MySQL 8.0 brought many new features but also had a big change in the foundation of MySQL. MySQL 8.0 used InnoDB to store the data dictionary instead of FRM files. This allows for better crash safety and atomic DDL and opens up future possibilities like transactional DDL.

As MySQL made its way to Oracle via Sun it now has to adhere to the release policies of Oracle. This means that each release has to be supported for a long time. So sticking with 8.0, and adding new features in updates of 8.0 was what they did. This worked well, but it had one big drawback: MySQL could deprecate features, API’s etc, but wasn’t able to remove them until a new major version.

Then MySQL 8.1, 8.2 and 8.3 were released as Innovation releases which ten lead to a 8.4 long term support release. In these releases MySQL cleaned up many of the previously deprecated features. I think cleaning up these things is good as it makes it easier to develop new features that don’t have to take these deprecated things into account and it makes for cleaner code. But it also means that third party software might have to test and update their code to avoid these now removed features. And a new major version also means a new training and certification program and all the other things related to a new major version.

The 9.x timeframe

MySQL has released 9.0 and 9.1 as innovation releases. However MySQL is more than just the server and for some components like MySQL Connector/J (The database driver for Java) the 9.1 release isn’t an innovation release but a regular GA release. And the MySQL Workbench GUI tool has been stuck at 8.0.x. So where 8.0 was a coordinated release for all components with more or less the same version, this is no longer true.

Learnings

Don’t sacrifice stability for features

I think MySQL 5.0 and MySQL 6.0 have been examples of this. Adding features first and then later making the codebase stable again doesn’t seem to be a good strategy. I think taking features from 6.0 and then adding them in 5.x releases was a smart decision.

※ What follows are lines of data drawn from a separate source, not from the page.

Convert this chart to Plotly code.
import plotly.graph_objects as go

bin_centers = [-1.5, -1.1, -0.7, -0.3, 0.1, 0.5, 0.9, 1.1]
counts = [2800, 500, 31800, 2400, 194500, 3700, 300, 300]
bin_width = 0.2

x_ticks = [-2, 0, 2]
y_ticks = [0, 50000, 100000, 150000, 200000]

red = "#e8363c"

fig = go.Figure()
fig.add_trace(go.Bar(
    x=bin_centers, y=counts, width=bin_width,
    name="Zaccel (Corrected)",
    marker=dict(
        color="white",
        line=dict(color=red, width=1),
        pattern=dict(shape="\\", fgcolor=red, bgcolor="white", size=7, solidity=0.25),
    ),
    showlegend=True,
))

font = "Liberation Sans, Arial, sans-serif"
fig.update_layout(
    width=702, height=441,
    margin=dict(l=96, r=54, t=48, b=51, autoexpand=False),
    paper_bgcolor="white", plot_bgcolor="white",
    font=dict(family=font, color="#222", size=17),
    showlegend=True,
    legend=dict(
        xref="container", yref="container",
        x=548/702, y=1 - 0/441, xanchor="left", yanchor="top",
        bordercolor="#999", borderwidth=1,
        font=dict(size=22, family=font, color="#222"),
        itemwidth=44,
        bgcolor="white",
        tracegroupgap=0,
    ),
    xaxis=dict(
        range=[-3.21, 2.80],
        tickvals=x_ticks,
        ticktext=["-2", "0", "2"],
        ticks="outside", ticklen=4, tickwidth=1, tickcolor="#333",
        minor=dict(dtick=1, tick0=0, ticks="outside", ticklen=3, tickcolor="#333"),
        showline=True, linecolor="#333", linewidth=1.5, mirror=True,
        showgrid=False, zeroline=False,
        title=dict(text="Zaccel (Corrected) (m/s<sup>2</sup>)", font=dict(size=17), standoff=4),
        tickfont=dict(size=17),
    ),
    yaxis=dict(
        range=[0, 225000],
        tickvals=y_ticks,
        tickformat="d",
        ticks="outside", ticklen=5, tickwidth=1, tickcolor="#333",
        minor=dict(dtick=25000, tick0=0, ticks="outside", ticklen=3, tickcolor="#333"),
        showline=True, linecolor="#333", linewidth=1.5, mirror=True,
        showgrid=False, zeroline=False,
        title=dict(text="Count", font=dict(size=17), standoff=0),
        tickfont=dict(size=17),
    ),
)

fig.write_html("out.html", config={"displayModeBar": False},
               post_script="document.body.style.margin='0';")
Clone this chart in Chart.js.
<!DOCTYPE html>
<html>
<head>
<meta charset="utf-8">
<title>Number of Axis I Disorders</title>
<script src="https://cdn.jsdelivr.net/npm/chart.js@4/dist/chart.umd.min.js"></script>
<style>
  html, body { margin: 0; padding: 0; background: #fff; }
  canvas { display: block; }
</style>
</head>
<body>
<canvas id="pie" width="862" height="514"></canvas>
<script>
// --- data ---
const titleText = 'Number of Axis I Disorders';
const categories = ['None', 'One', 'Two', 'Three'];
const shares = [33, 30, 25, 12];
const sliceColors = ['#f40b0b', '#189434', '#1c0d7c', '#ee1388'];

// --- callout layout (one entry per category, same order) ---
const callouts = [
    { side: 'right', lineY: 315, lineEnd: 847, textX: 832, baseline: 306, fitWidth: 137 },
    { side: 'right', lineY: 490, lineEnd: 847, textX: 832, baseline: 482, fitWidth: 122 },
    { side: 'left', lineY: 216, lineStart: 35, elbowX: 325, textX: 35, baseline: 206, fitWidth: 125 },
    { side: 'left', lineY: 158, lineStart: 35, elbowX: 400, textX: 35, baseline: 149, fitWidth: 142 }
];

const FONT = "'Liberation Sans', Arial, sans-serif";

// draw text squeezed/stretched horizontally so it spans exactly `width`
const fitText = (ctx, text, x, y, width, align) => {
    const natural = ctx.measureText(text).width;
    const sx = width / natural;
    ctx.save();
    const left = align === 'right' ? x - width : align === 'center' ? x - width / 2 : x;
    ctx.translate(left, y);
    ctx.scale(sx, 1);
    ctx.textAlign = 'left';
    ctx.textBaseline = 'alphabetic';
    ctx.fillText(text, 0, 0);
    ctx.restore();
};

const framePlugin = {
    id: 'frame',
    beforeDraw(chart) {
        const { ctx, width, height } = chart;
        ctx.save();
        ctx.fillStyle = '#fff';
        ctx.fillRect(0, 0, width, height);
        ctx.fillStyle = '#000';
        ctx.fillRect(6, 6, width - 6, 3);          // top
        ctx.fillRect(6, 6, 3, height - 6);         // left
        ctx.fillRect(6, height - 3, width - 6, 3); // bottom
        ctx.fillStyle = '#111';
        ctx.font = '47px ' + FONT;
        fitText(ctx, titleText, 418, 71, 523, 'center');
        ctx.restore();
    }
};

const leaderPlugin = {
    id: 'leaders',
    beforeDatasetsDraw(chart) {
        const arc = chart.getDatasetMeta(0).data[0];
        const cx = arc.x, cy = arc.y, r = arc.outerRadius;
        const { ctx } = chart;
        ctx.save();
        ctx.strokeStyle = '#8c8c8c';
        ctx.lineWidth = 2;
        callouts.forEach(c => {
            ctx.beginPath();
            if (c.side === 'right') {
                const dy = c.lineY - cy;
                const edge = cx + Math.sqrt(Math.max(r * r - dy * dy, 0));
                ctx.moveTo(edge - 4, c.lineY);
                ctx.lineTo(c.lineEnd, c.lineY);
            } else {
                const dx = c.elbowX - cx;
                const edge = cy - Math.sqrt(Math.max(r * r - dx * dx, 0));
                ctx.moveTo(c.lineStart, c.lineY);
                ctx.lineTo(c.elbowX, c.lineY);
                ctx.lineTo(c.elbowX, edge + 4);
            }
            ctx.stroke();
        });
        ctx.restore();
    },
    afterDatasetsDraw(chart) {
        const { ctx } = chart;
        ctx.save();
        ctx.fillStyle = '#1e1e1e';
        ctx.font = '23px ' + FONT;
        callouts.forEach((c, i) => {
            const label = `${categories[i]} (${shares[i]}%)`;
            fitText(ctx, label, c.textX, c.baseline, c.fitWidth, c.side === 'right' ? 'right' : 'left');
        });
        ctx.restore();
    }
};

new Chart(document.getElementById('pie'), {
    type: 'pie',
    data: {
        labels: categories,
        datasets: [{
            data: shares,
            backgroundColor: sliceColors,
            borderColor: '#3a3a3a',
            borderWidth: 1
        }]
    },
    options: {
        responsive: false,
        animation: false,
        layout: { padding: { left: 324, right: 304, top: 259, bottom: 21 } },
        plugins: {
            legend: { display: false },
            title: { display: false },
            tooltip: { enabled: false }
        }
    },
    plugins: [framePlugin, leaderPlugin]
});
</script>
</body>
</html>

Don’t stay on the same major version for too long

It seems that many people only upgraded to 8.0 recently and found it quite challenging to do. I think this is mostly because the large set of changes between two major versions. More often releases with slightly less big and/or breaking changes makes it easier to upgrade.

Cleanup is needed

I think it is critical for a software project to be able to deprecate and cleanup features and APIs. I do like how Go keeps compatibility between 1.x version but I don’t think this would work for MySQL.

Innovation and LTS releases

I think the innovation releases that are released often, but don’t get the long term support are helpful and make it easier for people to test and try features before they land in a long term support release.

Then a small number of LTS releases make it easier for developers to find a stable base for their application. As many bugfixes have to be backported this reduces the load on the MySQL developers.

Continues release

Some software projects now use a continues release model where there are no real versions, but just an ever moving set of updates. This is used for Debian unstable/sid. CentOS is using something that is somewhat similar with CentOS Stream, which still has versions, but not the minor versions that CentOS Linux used to have.

I don’t think this would make sense for MySQL, however a nightly build like what TiDB offers whould be nice, but this doesn’t seem to align with the procedures from Oracle.

Disclaimers

I don’t work for Oracle/MySQL so this is purely an outsiders view on things.

My main point is that managing release version numbers and contents is difficult. I used MySQL as an example as it has a rich history, but I could have used something else instead.

I work for PingCAP, but the content of this blog is only mine and not that of my employer.